Not everyone liked T. S. Eliot’s last long poem, Four Quartets, published from 1936 to 1942. Some accused it of self-parodic inscrutability. Not everyone thought it was a poem about time, but it is. Here the impossible union / Of spheres of existence is actual, / Here the past and future / Are conquered, and reconciled. Does all time exist together? Is the future already contained in the past? Didn’t Einstein say so?
Along with quite a few of his contemporaries, Eliot was influenced by a slightly crackpot book, An Experiment with Time, written by an Irish aeronautical pioneer named John William Dunne. Dunne was an acquaintance of Wells who at the turn of the century began building aircraft models, then gliders, then powered biplanes, all tailless (a design with stability problems). In the twenties, having left aeronautics behind, he noticed that his dreams sometimes predicted future events. They were “precognitive dreams,” he decided. Reverse memory. He had dreamed of a volcano killing four thousand on a French island and then, later (or so he recalled), read in the newspaper of the Pelée eruption on Martinique, killing forty thousand. He began keeping a notebook and pencil under his pillow; he interviewed his friends about their dreams; and he put two and two together. By 1927 he had a theory and a book.

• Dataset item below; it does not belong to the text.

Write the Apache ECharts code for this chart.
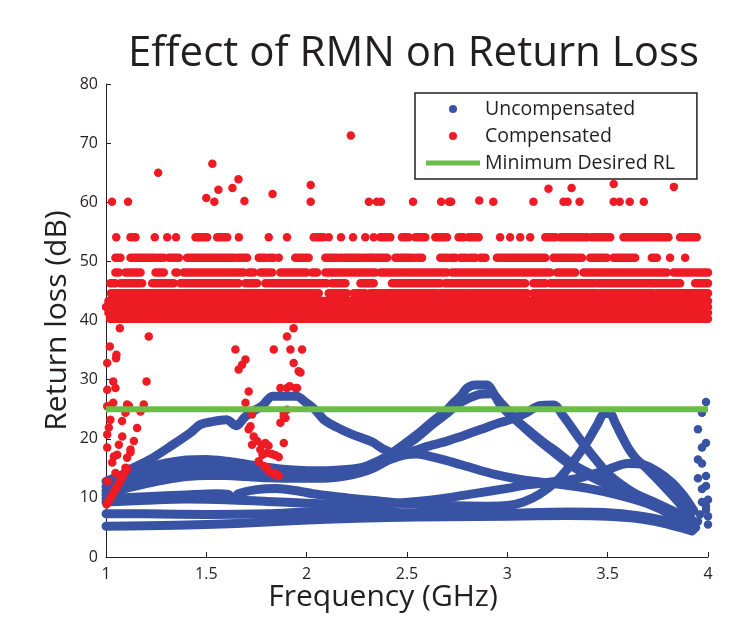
<!DOCTYPE html>
<html>
<head>
<meta charset="utf-8">
<title>Effect of RMN on Return Loss</title>
<script src="https://cdn.jsdelivr.net/npm/echarts@6/dist/echarts.min.js"></script>
<style>
  html, body { margin: 0; padding: 0; background: #fff; }
  #chart { width: 738px; height: 617px; }
</style>
</head>
<body>
<div id="chart"></div>
<script>
"use strict";

const BLUE = '#3953a4';
const RED = '#ed1c24';
const GREEN = '#6abd45';
const INK = '#231f20';
const FONT = "'Open Sans', 'Noto Sans', sans-serif";

// ---- Uncompensated (blue) traces [GHz, dB]
const uncompA = [[1.0,11.9],[1.06,13.3],[1.12,14.8],[1.22,16.5],[1.32,18.7],[1.42,21.0],[1.47,22.4],[1.53,22.9],[1.6,23.2],[1.65,22.2],[1.69,23.6],[1.74,24.8],[1.78,25.6],[1.83,27.2],[1.95,27.2],[1.99,26.3],[2.04,25.0],[2.09,23.1],[2.17,21.6],[2.23,20.7],[2.33,19.4],[2.38,18.3],[2.45,17.5],[2.52,17.8],[2.6,18.7],[2.7,19.6],[2.77,20.4],[2.87,21.6],[2.96,22.7],[3.03,23.4],[3.1,24.5],[3.16,25.6],[3.23,25.7],[3.28,23.8],[3.36,20.0],[3.44,16.5],[3.51,13.8],[3.6,11.5],[3.7,9.5],[3.8,7.4],[3.9,5.3]];
const uncompB = [[1.0,11.2],[1.1,12.6],[1.2,13.7],[1.3,14.5],[1.4,15.0],[1.5,15.2],[1.6,15.1],[1.7,14.8],[1.8,14.4],[1.9,14.1],[2.0,13.9],[2.1,14.0],[2.2,14.4],[2.3,15.4],[2.4,17.0],[2.47,18.7],[2.55,20.7],[2.63,23.0],[2.69,24.6],[2.73,26.0],[2.77,27.3],[2.8,28.6],[2.84,29.1],[2.9,29.1],[2.93,27.8],[2.96,26.0],[3.02,23.8],[3.1,21.6],[3.18,19.4],[3.25,17.7],[3.33,15.6],[3.45,13.5],[3.6,11.2],[3.75,9.0],[3.9,6.6]];
const uncompC = [[1.0,10.6],[1.1,11.6],[1.2,12.4],[1.3,13.1],[1.4,13.6],[1.5,13.8],[1.6,13.8],[1.7,13.6],[1.8,13.4],[2.0,13.3],[2.15,13.5],[2.3,14.6],[2.4,16.3],[2.47,18.2],[2.55,20.2],[2.63,22.5],[2.7,24.3],[2.76,26.0],[2.85,27.4],[2.92,27.6],[2.97,26.0],[3.05,23.0],[3.13,20.5],[3.22,18.0],[3.33,15.2],[3.5,12.2],[3.7,9.2],[3.88,6.5]];
const uncompD = [[1.0,12.8],[1.1,14.1],[1.2,15.1],[1.3,15.9],[1.4,16.4],[1.5,16.5],[1.6,16.2],[1.7,15.7],[1.8,15.2],[1.9,14.8],[2.0,14.6],[2.1,14.6],[2.2,14.8],[2.3,15.3],[2.4,16.3],[2.48,17.2],[2.55,17.4],[2.63,16.9],[2.72,16.1],[2.8,15.3],[2.88,14.5],[2.96,13.8],[3.05,13.2],[3.13,12.8],[3.26,12.3],[3.4,11.6],[3.55,10.5],[3.7,9.0],[3.82,7.2],[3.92,5.6]];
const uncompE = [[1.0,9.3],[1.2,9.6],[1.4,9.8],[1.6,9.7],[1.8,9.4],[2.0,9.1],[2.2,8.9],[2.4,9.0],[2.55,9.4],[2.7,10.0],[2.85,10.8],[3.0,11.6],[3.1,12.2],[3.2,12.6],[3.35,13.3],[3.5,14.8],[3.6,15.8],[3.68,15.6],[3.75,14.4],[3.82,12.6],[3.88,10.3],[3.93,7.8]];
const uncompF = [[1.0,9.9],[1.2,10.2],[1.4,10.5],[1.55,10.7],[1.61,10.6],[1.635,9.8],[1.66,10.7],[1.75,11.4],[1.85,11.6],[1.95,11.2],[2.05,10.6],[2.2,10.0],[2.35,9.5],[2.5,9.0],[2.7,8.7],[2.9,8.6],[3.0,8.7],[3.08,9.3],[3.16,10.6],[3.25,13.0],[3.33,16.2],[3.4,19.6],[3.45,22.5],[3.48,24.2],[3.51,24.3],[3.54,22.5],[3.57,20.5],[3.6,18.6],[3.64,16.7],[3.7,14.8],[3.78,12.0],[3.86,9.0],[3.92,6.3]];
const uncompG = [[1.0,7.3],[1.2,7.3],[1.5,7.2],[1.8,7.3],[2.0,7.6],[2.2,7.8],[2.5,7.5],[2.8,7.3],[3.0,7.4],[3.3,7.6],[3.5,7.5],[3.65,7.0],[3.78,6.2],[3.88,5.2],[3.93,4.7]];
const uncompH = [[1.0,5.2],[1.2,5.3],[1.5,5.5],[1.8,5.9],[2.1,6.4],[2.4,6.7],[2.7,6.8],[3.0,6.9],[3.3,7.0],[3.5,6.9],[3.65,6.5],[3.78,5.7],[3.87,4.9],[3.92,4.4]];
// loose points where the traces jump near 4 GHz
const uncompEdge = [[3.99,26.2],[3.97,24.4],[3.95,21.6],[3.99,19.3],[3.97,18.5],[3.95,16.5],[3.97,15.8],[3.99,13.7],[3.95,13.3],[3.99,12.0],[3.97,11.5],[4.0,9.7],[3.97,9.3],[3.99,8.6],[3.99,8.0],[4.0,6.9],[4.0,5.5],[3.96,7.2],[3.95,6.0],[3.94,5.0]];

// ---- Compensated (red): quantised levels, runs of dots [from GHz, to GHz]
const rowLevels = [54.1, 50.6, 48.1, 46.3, 44.6, 43.3, 42.3, 41.3, 40.3];
const run54 = [[1.051,1.051],[1.122,1.147],[1.243,1.243],[1.305,1.305],[1.349,1.349],[1.446,1.504],[1.554,1.604],[1.662,1.662],[1.811,1.811],[1.902,1.902],[2.035,2.085],[2.11,2.11],[2.171,2.171],[2.231,2.231],[2.292,2.292],[2.334,2.334],[2.367,2.417],[2.475,2.508],[2.541,2.591],[2.641,2.699],[2.757,2.782],[2.807,2.857],[2.964,2.964],[3.014,3.014],[3.064,3.064],[3.114,3.114],[3.189,3.239],[3.264,3.40],[3.42,3.513],[3.579,3.803],[3.861,3.944]];
const run50 = [[1.047,1.072],[1.122,1.247],[1.263,1.288],[1.313,1.363],[1.404,1.636],[1.653,1.703],[1.761,1.794],[1.811,1.836],[1.861,1.861],[1.943,2.010],[2.093,2.151],[2.168,2.268],[2.284,2.318],[2.326,2.401],[2.442,2.475],[2.483,2.533],[2.550,2.575],[2.666,2.699],[2.716,2.741],[2.766,2.799],[2.816,2.841],[2.866,2.891],[2.948,3.189],[3.230,3.372],[3.413,3.496],[3.529,3.637],[3.720,3.745],[3.811,3.811],[3.886,3.886]];
const run48 = [[1.047,1.064],[1.097,1.172],[1.247,1.288],[1.346,1.355],[1.387,1.686],[1.711,1.736],[1.769,1.828],[1.869,2.0],[2.027,2.052],[2.093,2.342],[2.367,2.467],[2.483,2.699],[2.724,3.214],[3.247,3.338],[3.380,3.795],[3.828,4.0]];
const run46 = [[1.022,1.047],[1.072,1.18],[1.23,1.338],[1.371,1.661],[1.695,1.753],[1.794,2.10],[2.126,2.193],[2.268,2.334],[2.425,2.666],[2.690,3.089],[3.130,3.189],[3.214,3.438],[3.454,3.728],[3.737,3.861],[3.936,4.0]];
const run44 = [[1.025,2.06],[2.11,2.20],[2.234,2.292],[2.317,2.649],[2.666,2.79],[2.807,3.098],[3.130,3.446],[3.462,3.596],[3.604,3.728],[3.745,4.0]];
const run43 = [[1.012,4.0]];
const run42 = [[1.0,4.0]];
const run41 = [[1.012,4.0]];
const run40 = [[1.02,1.55],[1.565,1.95],[1.965,4.0]];
const rowRuns = [run54, run50, run48, run46, run44, run43, run42, run41, run40];

// single red dots: outliers above and the three drops below the band
const compDots = [
  [1.03,60.1],[1.11,60.1],[1.26,65.0],[1.50,60.7],[1.53,66.5],[1.54,60.1],[1.56,62.1],[1.63,62.4],[1.66,63.9],[1.69,60.2],[1.83,61.4],[2.02,62.9],[2.02,60.1],[2.22,71.3],[2.31,60.1],[2.35,60.1],[2.37,60.1],[2.53,60.1],[2.67,60.1],[2.71,60.1],[2.72,60.1],[2.86,60.3],[2.93,60.1],[3.13,60.1],[3.205,62.3],[3.28,60.1],[3.30,60.1],[3.32,62.4],[3.36,60.1],[3.53,63.1],[3.53,60.1],[3.56,60.1],[3.61,60.1],[3.68,60.1],[3.83,62.6],
  [1.006,32.8],[1.006,28.3],[1.006,25.5],[1.006,20.7],[1.006,18.5],[1.006,12.8],[1.019,35.6],[1.036,29.7],[1.047,28.6],[1.036,26.1],[1.022,23.2],[1.014,21.9],[1.039,17.0],[1.031,16.0],[1.047,14.2],[1.052,34.2],[1.05,33.6],[1.069,38.7],[1.064,19.0],[1.056,17.3],[1.081,20.4],[1.08,23.0],[1.097,24.4],[1.114,25.6],[1.122,17.7],[1.139,19.6],[1.155,21.8],[1.172,24.6],[1.188,25.8],[1.202,29.7],[1.213,37.3],[1.03,25.8],[1.105,25.8],[1.105,16.8],[1.097,15.1],[1.08,13.7],[1.122,18.2],
  [1.645,35.1],[1.661,31.7],[1.678,32.5],[1.695,33.4],[1.711,28.0],[1.695,26.1],[1.728,24.1],[1.711,21.6],[1.728,19.0],[1.72,22.1],[1.736,20.4],[1.753,19.6],[1.778,19.0],[1.794,19.3],[1.81,18.8],[1.803,17.6],[1.828,17.4],[1.844,17.2],[1.861,16.9],[1.761,16.2],[1.786,15.4],[1.803,15.1],[1.811,14.5],[1.836,14.0],[1.844,14.2],[1.861,13.7],[1.769,18.2],[1.78,17.3],
  [1.836,35.1],[1.902,37.3],[1.935,38.7],[1.919,35.1],[1.935,32.8],[1.960,31.4],[1.977,35.1],[1.969,31.2],[1.869,28.6],[1.902,28.6],[1.952,28.6],[1.915,28.9],[1.944,28.6],[1.886,23.8],[1.869,22.7],[1.902,24.9],[1.894,23.5],[1.886,24.3],[1.886,19.3]
];
// dense rising chain of red dots at the band edge
const compChain = [[1.003,8.9],[1.05,11.6],[1.105,15.0]];

const minRL = [[1, 25], [4, 25]];

const runData = [];
rowRuns.forEach(function (runs, i) {
  runs.forEach(function (r) { runData.push([r[0], r[1], rowLevels[i]]); });
});

const DOT = 8.5;
const TRACE = 9;

function blueTrace(data) {
  return {
    name: 'Uncompensated', type: 'line', data: data, smooth: 0.3,
    symbol: 'none', clip: false, z: 2,
    itemStyle: { color: BLUE },
    lineStyle: { color: BLUE, width: TRACE, cap: 'round', join: 'round', opacity: 1 },
    emphasis: { disabled: true }
  };
}

const axisCommon = {
  axisLine: { show: true, lineStyle: { color: INK, width: 1 } },
  axisTick: { show: true, inside: true, length: 5, lineStyle: { color: INK } },
  splitLine: { show: false },
  nameLocation: 'middle',
  nameMoveOverlap: false
};

const myChart = echarts.init(document.getElementById('chart'), null, { renderer: 'canvas' });

myChart.setOption({
  animation: false,
  backgroundColor: '#fff',
  textStyle: { fontFamily: FONT },
  title: {
    text: 'Effect of RMN on Return Loss',
    left: 123, top: 28,
    textStyle: { fontSize: 42, fontWeight: 'normal', color: INK, fontFamily: FONT }
  },
  legend: {
    orient: 'vertical', left: 415, top: 93,
    itemWidth: 54, itemHeight: 8, itemGap: 7,
    padding: [6, 22, 6, 11],
    borderColor: INK, borderWidth: 1.5, backgroundColor: '#fff',
    textStyle: { fontSize: 19.5, lineHeight: 20, color: INK, fontFamily: FONT },
    selectedMode: false,
    data: [
      { name: 'Uncompensated', icon: 'circle', itemStyle: { color: BLUE } },
      { name: 'Compensated', icon: 'circle', itemStyle: { color: RED } },
      { name: 'Minimum Desired RL', icon: 'path://M0,0H54V5H0Z', itemStyle: { color: GREEN } }
    ]
  },
  grid: { left: 106, right: 30, top: 84, bottom: 60, containLabel: false, outerBoundsMode: 'none' },
  xAxis: Object.assign({}, axisCommon, {
    type: 'value', min: 1, max: 4, interval: 0.5,
    name: 'Frequency (GHz)', nameGap: 25,
    nameTextStyle: { fontSize: 30, color: INK, fontFamily: FONT, padding: [0, 48, 0, 0] },
    axisLabel: { fontSize: 16, color: INK, margin: 9, fontFamily: FONT }
  }),
  yAxis: Object.assign({}, axisCommon, {
    type: 'value', min: 0, max: 80, interval: 10,
    name: 'Return loss (dB)', nameGap: 34,
    nameTextStyle: { fontSize: 30, color: INK, fontFamily: FONT },
    axisLabel: { fontSize: 16, color: INK, margin: 8, fontFamily: FONT }
  }),
  series: [
    blueTrace(uncompH), blueTrace(uncompG), blueTrace(uncompE), blueTrace(uncompF),
    blueTrace(uncompC), blueTrace(uncompB), blueTrace(uncompD), blueTrace(uncompA),
    {
      name: 'Uncompensated', type: 'scatter', data: uncompEdge, symbolSize: DOT,
      clip: false, z: 2, itemStyle: { color: BLUE, opacity: 1 }, emphasis: { disabled: true }
    },
    {
      name: 'Compensated', type: 'custom', data: runData, encode: { x: [0, 1], y: 2 },
      clip: false, z: 3, itemStyle: { color: RED },
      renderItem: function (params, api) {
        const y = api.value(2);
        const a = api.coord([api.value(0), y]);
        const b = api.coord([api.value(1), y]);
        const r = DOT / 2;
        return {
          type: 'rect',
          shape: { x: a[0] - r, y: a[1] - r, width: b[0] - a[0] + 2 * r, height: 2 * r, r: r },
          style: { fill: RED }
        };
      }
    },
    {
      name: 'Compensated', type: 'line', data: compChain, symbol: 'none', clip: false, z: 3,
      itemStyle: { color: RED },
      lineStyle: { color: RED, width: DOT, cap: 'round', join: 'round', opacity: 1 },
      emphasis: { disabled: true }
    },
    {
      name: 'Compensated', type: 'scatter', data: compDots, symbolSize: DOT,
      clip: false, z: 3, itemStyle: { color: RED, opacity: 1 }, emphasis: { disabled: true }
    },
    {
      name: 'Minimum Desired RL', type: 'line', data: minRL, symbol: 'none', z: 4,
      itemStyle: { color: GREEN },
      lineStyle: { color: GREEN, width: 6, opacity: 1 },
      emphasis: { disabled: true }
    }
  ]
});
</script>
</body>
</html>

Dunne proposed to replace the foundations of epistemology with his new system. “If prevision be a fact, it is a fact which destroys the entire basis of all our past opinions of the universe.” The past and the future coexist, in “the time dimension.” Incidentally, he wrote, he had stumbled upon “the first scientific argument for human immortality.” He put forward not a four-dimensional but a five-dimensional view of space and time. In explaining this, he adverted to Einstein and Minkowski and, as another authority, to Mr. H. G. Wells, who “through the mouth of one of his fictional characters, stated his case with a clearness and conciseness which has rarely, if ever, been surpassed.”